I love to travel. My mother, who barely got out of three states her whole life, infected me with this bug. One of my earliest memories is at her knee, intently looking into her eyes. Someday, she says, you will travel the world. Was that prophesy? Wishful thinking? Encouragement? I have no idea. But I have since been to all seven continents, most of them more than once. Now, when my husband and I find particularly delightful spots, like Kamloops, I say to him, as I do right there at the end of the pier that overlooks where the Thompson River meets the North Thompson in a mighty “V” of Canadian Rocky run-off, in arguably the most unlikely desert location on the planet: Honey, people live here. Why don’t we?

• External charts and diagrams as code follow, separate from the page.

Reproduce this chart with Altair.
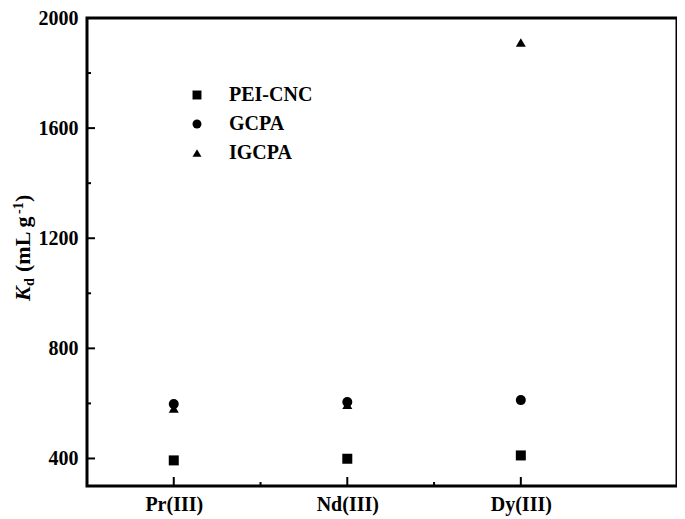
import altair as alt
import pandas as pd

# ---- data ----
elements = ["Pr(III)", "Nd(III)", "Dy(III)"]
positions = [1, 2, 3]
series_names = ["PEI-CNC", "GCPA", "IGCPA"]
pei_cnc = [393, 399, 411]
gcpa = [598, 605, 612]
igcpa = [582, 595, 1911]
y_major = [400, 800, 1200, 1600, 2000]
y_minor = [600, 1000, 1400, 1800]
x_minor = [1.5, 2.5]

rows = []
for name, vals in zip(series_names, [pei_cnc, gcpa, igcpa]):
    for el, p, v in zip(elements, positions, vals):
        rows.append({"element": el, "pos": p, "series": name, "value": v})
df = pd.DataFrame(rows)

W, H = 590, 468
FONT = "Liberation Serif"

label_expr = " : ".join(
    [f"datum.value == {p} ? '{e}'" for p, e in zip(positions[:-1], elements[:-1])]
) + f" : '{elements[-1]}'"

xscale = alt.Scale(domain=[0.5, 3.9], nice=False, zero=False)
yscale = alt.Scale(domain=[300, 2000], nice=False, zero=False)

xaxis = alt.Axis(values=positions, labelExpr=label_expr, ticks=False,
                 domain=False, grid=False, title=None, labelFont=FONT,
                 labelFontSize=20, labelFontWeight="bold",
                 labelColor="black", labelPadding=8, labelAngle=0)
yaxis = alt.Axis(values=y_major, ticks=False, domain=False, grid=False,
                 title=None, labelFont=FONT, labelFontSize=20,
                 labelFontWeight="bold", labelColor="black",
                 labelPadding=9, format="d")

points = alt.Chart(df).mark_point(filled=True, opacity=1, color="black", size=100).encode(
    x=alt.X("pos:Q", scale=xscale, axis=xaxis),
    y=alt.Y("value:Q", scale=yscale, axis=yaxis),
    shape=alt.Shape("series:N",
                    scale=alt.Scale(domain=series_names,
                                    range=["square", "circle", "triangle-up"]),
                    legend=alt.Legend(orient="none", legendX=100, legendY=67,
                                      title=None, labelFont=FONT, labelFontSize=20,
                                      labelFontWeight="bold", labelColor="black",
                                      symbolSize=80, symbolFillColor="black",
                                      symbolStrokeColor="black", symbolStrokeWidth=0,
                                      labelOffset=22, rowPadding=9, padding=0)),
)

ymaj = alt.Chart(pd.DataFrame({"value": y_major})).mark_rule(color="black", strokeWidth=2).encode(
    y=alt.Y("value:Q", scale=yscale, axis=yaxis), x=alt.value(0), x2=alt.value(8))
ymin = alt.Chart(pd.DataFrame({"value": y_minor})).mark_rule(color="black", strokeWidth=2).encode(
    y=alt.Y("value:Q", scale=yscale, axis=yaxis), x=alt.value(0), x2=alt.value(4))
xmaj = alt.Chart(pd.DataFrame({"pos": positions})).mark_rule(color="black", strokeWidth=2).encode(
    x=alt.X("pos:Q", scale=xscale, axis=xaxis), y=alt.value(H), y2=alt.value(H - 9))
xmin = alt.Chart(pd.DataFrame({"pos": x_minor})).mark_rule(color="black", strokeWidth=2).encode(
    x=alt.X("pos:Q", scale=xscale, axis=xaxis), y=alt.value(H), y2=alt.value(H - 4))


def title_piece(text, size, x, y, style="normal"):
    return alt.Chart(pd.DataFrame({"t": [text]})).mark_text(
        font=FONT, fontSize=size, fontWeight="bold", fontStyle=style,
        angle=270, align="left", baseline="alphabetic", color="black"
    ).encode(text="t:N", x=alt.value(x), y=alt.value(y))


bx = -57
title_layers = [
    title_piece("K", 22, bx, 283, "italic"),
    title_piece("d", 14, bx + 4, 268),
    title_piece("(mL g", 22, bx, 254),
    title_piece("-1", 14, bx - 7, 196),
    title_piece(")", 22, bx, 184),
]

chart = alt.layer(points, ymaj, ymin, xmaj, xmin, *title_layers).properties(
    width=W, height=H,
    autosize=alt.AutoSizeParams(type="none"),
    padding={"left": 79, "top": 10, "right": 0, "bottom": 32},
    background="white",
).configure_view(stroke="black", strokeWidth=3)

chart.save("out.html", embed_options={"renderer": "svg", "actions": False})
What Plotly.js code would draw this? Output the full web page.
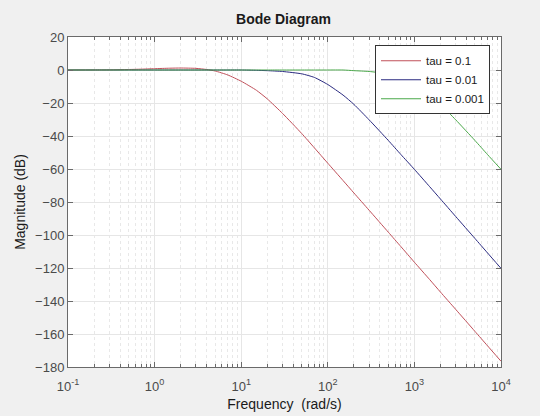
<!DOCTYPE html>
<html>
<head>
<meta charset="utf-8">
<script src="https://cdn.plot.ly/plotly-3.0.1.min.js"></script>
<style>html,body{margin:0;padding:0;background:#f0f0f0;}#chart{width:540px;height:416px;}</style>
</head>
<body>
<div id="chart"></div>
<script>
const freq = [0.1, 0.2, 0.3, 0.5, 0.7, 1, 1.5, 2, 3, 4, 5, 7, 10, 15, 20, 30, 50, 70, 100, 150, 200, 300, 500, 700, 1000, 1500, 2000, 3000, 5000, 7000, 10000];
// Magnitude (dB) for each tau
const magTau01 = [0, 0.05, 0.1, 0.3, 0.5, 0.8, 1.1, 1.2, 1.0, 0.3, -0.6, -3, -6.8, -12.3, -17.5, -26.3, -38.5, -47.2, -56.5, -67, -74.5, -85, -98.3, -107.1, -116.5, -127, -134.6, -145.1, -158.4, -167.2, -176.5];
const magTau001 = [0, 0, 0, 0, 0, 0, 0, 0, 0, 0, 0, 0, 0, -0.2, -0.4, -0.9, -2.3, -4.5, -8.8, -15.2, -20.8, -30.2, -42.7, -51.3, -60.2, -70.7, -78.2, -88.8, -102.1, -110.9, -120.2];
const magTau0001 = [0, 0, 0, 0, 0, 0, 0, 0, 0, 0, 0, 0, 0, 0, 0, 0, 0, 0, 0, 0, -0.4, -0.9, -2.3, -4.5, -8.8, -15.2, -20.8, -30.2, -42.7, -51.3, -60.2];
const seriesNames = ['tau = 0.1', 'tau = 0.01', 'tau = 0.001'];
const seriesColors = ['#c0505a', '#2a2a80', '#4aa84a'];
const xTickVals = [0.1, 1, 10, 100, 1000, 10000];
const xTickText = ['10<sup>-1</sup>', '10<sup>0</sup>', '10<sup>1</sup>', '10<sup>2</sup>', '10<sup>3</sup>', '10<sup>4</sup>'];
const yTickVals = [-180, -160, -140, -120, -100, -80, -60, -40, -20, 0, 20];

const mags = [magTau01, magTau001, magTau0001];
const traces = mags.map((m, i) => ({
  x: freq, y: m, type: 'scatter', mode: 'lines', name: seriesNames[i],
  line: {color: seriesColors[i], width: 1, shape: 'spline', smoothing: 0.5}
}));

const fam = 'Liberation Sans, Arial, sans-serif';
const axisCommon = {
  showline: true, linecolor: '#6a6a6a', linewidth: 1, mirror: 'ticks',
  ticks: 'inside', ticklen: 5, tickcolor: '#6a6a6a',
  gridcolor: '#e6e6e6', gridwidth: 1, zeroline: false,
  tickfont: {family: fam, size: 13, color: '#4a4a4a'}
};

const layout = {
  width: 540, height: 416,
  paper_bgcolor: '#f0f0f0', plot_bgcolor: '#ffffff',
  margin: {l: 67.5, r: 39, t: 37, b: 49.3},
  showlegend: true,
  title: {text: '<b>Bode Diagram</b>', x: 0.525, xanchor: 'center', y: 0.955, yanchor: 'middle',
    font: {family: fam, size: 14, color: '#1a1a1a'}},
  xaxis: Object.assign({}, axisCommon, {
    type: 'log', range: [-1, 4], tickvals: xTickVals, ticktext: xTickText,
    ticklabelstandoff: 7,
    minor: {ticks: 'inside', ticklen: 3, tickcolor: '#6a6a6a', showgrid: true, griddash: 'dot', gridcolor: '#e8e8e8', dtick: 'D1'},
    title: {text: 'Frequency  (rad/s)', standoff: 6, font: {family: fam, size: 14, color: '#1a1a1a'}}
  }),
  yaxis: Object.assign({}, axisCommon, {
    range: [-180, 20], tickvals: yTickVals,
    title: {text: 'Magnitude (dB)', standoff: 6, font: {family: fam, size: 14, color: '#1a1a1a'}}
  }),
  legend: {
    x: 0.9746, xanchor: 'right', y: 0.975, yanchor: 'top',
    bgcolor: '#ffffff', bordercolor: '#333333', borderwidth: 1,
    font: {family: fam, size: 11.5, color: '#1a1a1a'},
    tracegroupgap: 0, itemwidth: 40
  }
};

Plotly.newPlot('chart', traces, layout, {displayModeBar: false, staticPlot: true});
</script>
</body>
</html>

He just smiles. We both know why we don’t live here or anywhere else we have fallen in love with: because though my career is portable, he’s a tenured professor and we are going nowhere else (to live, that is) until he retires, which by turns is not coming fast enough, and alternately, approaching way too soon. Before we can commiserate and reaffirm, as usual, how lucky we are to belong in our little town in the flyover zone of the Midwest (motto: A great place to live, you’d just never want to visit here), I find my parents have joined us again. I thought I had left them on the train, tucked in for the night under a blanket of mountain memories. But the two rivers uniting in Kamloops are a watershed for us too.